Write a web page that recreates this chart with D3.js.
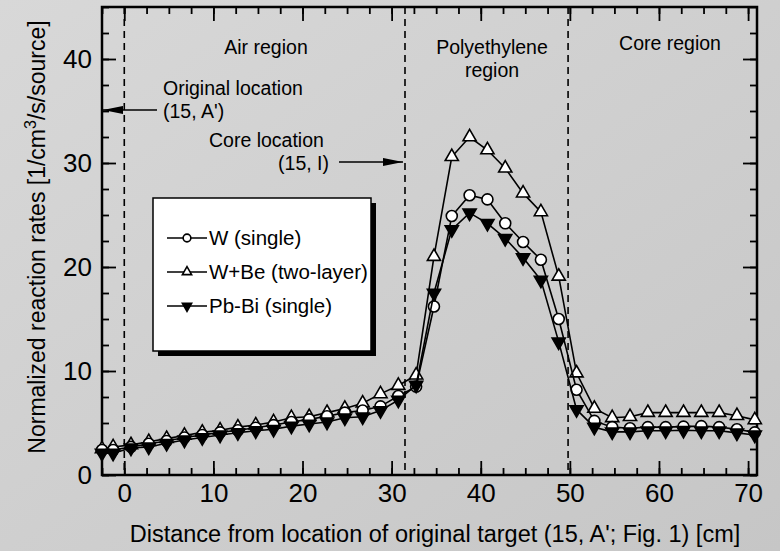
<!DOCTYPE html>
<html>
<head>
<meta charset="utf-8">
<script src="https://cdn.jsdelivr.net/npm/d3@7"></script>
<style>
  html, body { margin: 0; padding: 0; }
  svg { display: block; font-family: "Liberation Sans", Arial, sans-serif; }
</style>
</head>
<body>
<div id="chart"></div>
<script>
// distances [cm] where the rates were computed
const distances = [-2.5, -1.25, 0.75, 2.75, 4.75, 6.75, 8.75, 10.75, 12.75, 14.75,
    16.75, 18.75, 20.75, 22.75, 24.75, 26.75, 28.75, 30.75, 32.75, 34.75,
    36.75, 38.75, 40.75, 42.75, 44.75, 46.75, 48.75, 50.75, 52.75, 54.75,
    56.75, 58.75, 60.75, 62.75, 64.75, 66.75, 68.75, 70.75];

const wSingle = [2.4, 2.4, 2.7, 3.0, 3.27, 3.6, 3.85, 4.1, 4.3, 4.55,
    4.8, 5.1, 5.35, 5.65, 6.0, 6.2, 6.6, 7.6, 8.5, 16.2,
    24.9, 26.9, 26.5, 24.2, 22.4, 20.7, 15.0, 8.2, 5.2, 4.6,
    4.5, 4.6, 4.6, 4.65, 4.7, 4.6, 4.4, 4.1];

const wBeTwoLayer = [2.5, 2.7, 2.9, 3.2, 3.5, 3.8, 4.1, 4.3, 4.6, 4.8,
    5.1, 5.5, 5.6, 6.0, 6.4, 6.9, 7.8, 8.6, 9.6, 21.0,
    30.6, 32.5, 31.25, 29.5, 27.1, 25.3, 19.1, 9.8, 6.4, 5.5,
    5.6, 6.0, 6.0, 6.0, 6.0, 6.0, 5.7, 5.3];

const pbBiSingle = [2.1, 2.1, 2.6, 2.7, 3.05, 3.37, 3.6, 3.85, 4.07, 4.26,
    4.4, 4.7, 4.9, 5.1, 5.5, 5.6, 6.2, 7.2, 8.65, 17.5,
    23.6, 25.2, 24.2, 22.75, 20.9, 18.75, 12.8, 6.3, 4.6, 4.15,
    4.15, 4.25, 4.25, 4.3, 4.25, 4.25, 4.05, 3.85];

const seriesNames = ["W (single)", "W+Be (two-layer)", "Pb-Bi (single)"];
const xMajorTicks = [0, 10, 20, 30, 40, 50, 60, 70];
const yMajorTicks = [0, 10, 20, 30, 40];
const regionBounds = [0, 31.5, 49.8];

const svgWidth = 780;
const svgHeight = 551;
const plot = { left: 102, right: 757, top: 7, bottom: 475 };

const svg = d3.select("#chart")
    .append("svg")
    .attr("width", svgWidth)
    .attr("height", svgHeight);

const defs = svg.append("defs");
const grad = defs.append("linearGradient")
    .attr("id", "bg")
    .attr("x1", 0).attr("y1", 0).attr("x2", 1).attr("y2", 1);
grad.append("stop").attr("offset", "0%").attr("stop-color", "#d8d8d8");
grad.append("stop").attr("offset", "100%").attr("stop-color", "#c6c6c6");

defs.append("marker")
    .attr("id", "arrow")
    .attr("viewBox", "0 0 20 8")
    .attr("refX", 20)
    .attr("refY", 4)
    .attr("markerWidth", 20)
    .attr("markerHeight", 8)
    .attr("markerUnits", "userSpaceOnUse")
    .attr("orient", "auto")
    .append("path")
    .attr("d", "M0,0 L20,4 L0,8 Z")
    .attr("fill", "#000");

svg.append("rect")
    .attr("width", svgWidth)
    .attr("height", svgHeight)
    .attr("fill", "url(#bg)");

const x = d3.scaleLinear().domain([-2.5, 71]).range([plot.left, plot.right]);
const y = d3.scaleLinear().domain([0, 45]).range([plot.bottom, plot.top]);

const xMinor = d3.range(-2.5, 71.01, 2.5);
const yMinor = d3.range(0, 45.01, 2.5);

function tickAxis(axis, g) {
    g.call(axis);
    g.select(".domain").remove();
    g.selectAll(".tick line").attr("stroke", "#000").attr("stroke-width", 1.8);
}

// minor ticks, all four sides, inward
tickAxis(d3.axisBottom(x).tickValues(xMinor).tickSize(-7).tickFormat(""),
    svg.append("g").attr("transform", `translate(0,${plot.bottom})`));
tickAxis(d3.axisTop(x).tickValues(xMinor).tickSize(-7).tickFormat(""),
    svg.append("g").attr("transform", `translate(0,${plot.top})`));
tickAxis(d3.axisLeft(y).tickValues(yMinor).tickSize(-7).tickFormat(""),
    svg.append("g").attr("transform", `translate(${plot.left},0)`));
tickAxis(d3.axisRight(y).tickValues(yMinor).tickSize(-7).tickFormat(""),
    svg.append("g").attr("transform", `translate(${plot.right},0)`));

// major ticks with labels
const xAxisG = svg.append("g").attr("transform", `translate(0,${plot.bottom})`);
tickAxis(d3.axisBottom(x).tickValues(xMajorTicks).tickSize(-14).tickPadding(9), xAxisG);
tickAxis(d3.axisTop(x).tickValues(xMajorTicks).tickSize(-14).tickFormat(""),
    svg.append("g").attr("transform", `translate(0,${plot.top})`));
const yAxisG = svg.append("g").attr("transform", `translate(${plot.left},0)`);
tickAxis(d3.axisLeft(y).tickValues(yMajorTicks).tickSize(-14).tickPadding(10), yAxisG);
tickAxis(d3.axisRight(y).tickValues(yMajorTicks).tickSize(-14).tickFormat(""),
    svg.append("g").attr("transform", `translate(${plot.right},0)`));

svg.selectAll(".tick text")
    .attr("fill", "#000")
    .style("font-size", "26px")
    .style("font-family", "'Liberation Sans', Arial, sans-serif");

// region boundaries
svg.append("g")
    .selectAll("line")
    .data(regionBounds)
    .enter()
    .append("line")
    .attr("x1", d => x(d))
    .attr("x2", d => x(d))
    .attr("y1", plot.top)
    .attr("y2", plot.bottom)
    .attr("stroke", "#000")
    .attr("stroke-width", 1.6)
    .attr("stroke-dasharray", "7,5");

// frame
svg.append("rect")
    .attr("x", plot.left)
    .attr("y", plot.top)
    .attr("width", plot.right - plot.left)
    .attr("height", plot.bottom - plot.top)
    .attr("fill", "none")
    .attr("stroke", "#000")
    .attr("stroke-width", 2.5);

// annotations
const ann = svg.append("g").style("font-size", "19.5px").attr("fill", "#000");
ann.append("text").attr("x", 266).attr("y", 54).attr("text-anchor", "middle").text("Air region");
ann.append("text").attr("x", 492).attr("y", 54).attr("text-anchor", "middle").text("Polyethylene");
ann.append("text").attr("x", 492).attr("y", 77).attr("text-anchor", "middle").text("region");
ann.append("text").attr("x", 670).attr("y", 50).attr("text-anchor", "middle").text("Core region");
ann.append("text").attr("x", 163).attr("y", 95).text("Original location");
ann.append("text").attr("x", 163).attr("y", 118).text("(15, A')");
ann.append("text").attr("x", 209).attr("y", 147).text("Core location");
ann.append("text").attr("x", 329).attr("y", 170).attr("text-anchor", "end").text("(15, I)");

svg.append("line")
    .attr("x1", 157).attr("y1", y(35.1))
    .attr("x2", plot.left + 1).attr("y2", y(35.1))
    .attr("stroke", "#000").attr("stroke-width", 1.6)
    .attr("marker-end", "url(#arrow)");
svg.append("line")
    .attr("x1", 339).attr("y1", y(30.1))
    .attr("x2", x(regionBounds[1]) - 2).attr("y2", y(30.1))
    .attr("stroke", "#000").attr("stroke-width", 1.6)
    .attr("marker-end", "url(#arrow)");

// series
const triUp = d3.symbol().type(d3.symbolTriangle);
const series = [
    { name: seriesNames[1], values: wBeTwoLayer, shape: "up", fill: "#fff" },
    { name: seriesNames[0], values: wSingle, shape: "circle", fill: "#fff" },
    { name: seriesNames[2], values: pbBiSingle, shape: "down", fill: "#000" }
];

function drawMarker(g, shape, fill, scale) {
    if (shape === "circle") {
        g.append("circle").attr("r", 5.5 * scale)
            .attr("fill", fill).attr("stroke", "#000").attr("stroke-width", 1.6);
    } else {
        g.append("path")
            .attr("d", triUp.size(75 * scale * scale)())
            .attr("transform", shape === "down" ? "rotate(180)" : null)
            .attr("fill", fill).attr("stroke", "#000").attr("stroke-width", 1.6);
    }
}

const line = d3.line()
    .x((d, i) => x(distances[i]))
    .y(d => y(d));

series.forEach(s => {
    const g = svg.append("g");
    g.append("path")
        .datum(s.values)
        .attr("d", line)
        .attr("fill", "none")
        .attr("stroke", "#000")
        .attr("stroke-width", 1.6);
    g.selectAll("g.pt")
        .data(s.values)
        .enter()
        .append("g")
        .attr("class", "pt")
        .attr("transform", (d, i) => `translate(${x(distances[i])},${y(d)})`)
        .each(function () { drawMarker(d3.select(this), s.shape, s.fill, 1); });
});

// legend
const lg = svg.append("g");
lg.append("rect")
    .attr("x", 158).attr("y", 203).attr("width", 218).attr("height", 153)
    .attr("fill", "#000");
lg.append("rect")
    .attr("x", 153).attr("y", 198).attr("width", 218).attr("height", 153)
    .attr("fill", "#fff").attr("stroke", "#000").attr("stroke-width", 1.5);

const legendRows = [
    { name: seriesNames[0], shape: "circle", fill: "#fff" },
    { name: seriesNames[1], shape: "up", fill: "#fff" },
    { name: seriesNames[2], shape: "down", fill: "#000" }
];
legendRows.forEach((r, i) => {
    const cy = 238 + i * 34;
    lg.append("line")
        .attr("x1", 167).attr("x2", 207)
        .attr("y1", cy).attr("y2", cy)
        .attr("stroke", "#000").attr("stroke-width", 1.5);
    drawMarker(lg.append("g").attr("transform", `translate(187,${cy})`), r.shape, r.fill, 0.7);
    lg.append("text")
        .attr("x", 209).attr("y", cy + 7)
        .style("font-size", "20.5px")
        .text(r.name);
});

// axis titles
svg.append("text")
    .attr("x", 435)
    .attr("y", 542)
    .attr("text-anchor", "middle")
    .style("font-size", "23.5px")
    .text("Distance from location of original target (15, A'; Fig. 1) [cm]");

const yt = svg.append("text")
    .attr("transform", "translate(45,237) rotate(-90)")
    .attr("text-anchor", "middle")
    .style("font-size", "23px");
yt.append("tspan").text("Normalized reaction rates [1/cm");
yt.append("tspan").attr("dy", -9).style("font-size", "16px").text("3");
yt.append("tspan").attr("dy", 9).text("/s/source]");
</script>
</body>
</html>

__GIVEN INSTRUCTION__
Pictures are excluded: retype only the lines from the beginning of the listing above through the line with "const regionBounds = [0, 31.5, 49.8];", both included.

__OUTPUT OF THE TASK__
Write a web page that recreates this chart with D3.js.
<!DOCTYPE html>
<html>
<head>
<meta charset="utf-8">
<script src="https://cdn.jsdelivr.net/npm/d3@7"></script>
<style>
  html, body { margin: 0; padding: 0; }
  svg { display: block; font-family: "Liberation Sans", Arial, sans-serif; }
</style>
</head>
<body>
<div id="chart"></div>
<script>
// distances [cm] where the rates were computed
const distances = [-2.5, -1.25, 0.75, 2.75, 4.75, 6.75, 8.75, 10.75, 12.75, 14.75,
    16.75, 18.75, 20.75, 22.75, 24.75, 26.75, 28.75, 30.75, 32.75, 34.75,
    36.75, 38.75, 40.75, 42.75, 44.75, 46.75, 48.75, 50.75, 52.75, 54.75,
    56.75, 58.75, 60.75, 62.75, 64.75, 66.75, 68.75, 70.75];

const wSingle = [2.4, 2.4, 2.7, 3.0, 3.27, 3.6, 3.85, 4.1, 4.3, 4.55,
    4.8, 5.1, 5.35, 5.65, 6.0, 6.2, 6.6, 7.6, 8.5, 16.2,
    24.9, 26.9, 26.5, 24.2, 22.4, 20.7, 15.0, 8.2, 5.2, 4.6,
    4.5, 4.6, 4.6, 4.65, 4.7, 4.6, 4.4, 4.1];

const wBeTwoLayer = [2.5, 2.7, 2.9, 3.2, 3.5, 3.8, 4.1, 4.3, 4.6, 4.8,
    5.1, 5.5, 5.6, 6.0, 6.4, 6.9, 7.8, 8.6, 9.6, 21.0,
    30.6, 32.5, 31.25, 29.5, 27.1, 25.3, 19.1, 9.8, 6.4, 5.5,
    5.6, 6.0, 6.0, 6.0, 6.0, 6.0, 5.7, 5.3];

const pbBiSingle = [2.1, 2.1, 2.6, 2.7, 3.05, 3.37, 3.6, 3.85, 4.07, 4.26,
    4.4, 4.7, 4.9, 5.1, 5.5, 5.6, 6.2, 7.2, 8.65, 17.5,
    23.6, 25.2, 24.2, 22.75, 20.9, 18.75, 12.8, 6.3, 4.6, 4.15,
    4.15, 4.25, 4.25, 4.3, 4.25, 4.25, 4.05, 3.85];

const seriesNames = ["W (single)", "W+Be (two-layer)", "Pb-Bi (single)"];
const xMajorTicks = [0, 10, 20, 30, 40, 50, 60, 70];
const yMajorTicks = [0, 10, 20, 30, 40];
const regionBounds = [0, 31.5, 49.8];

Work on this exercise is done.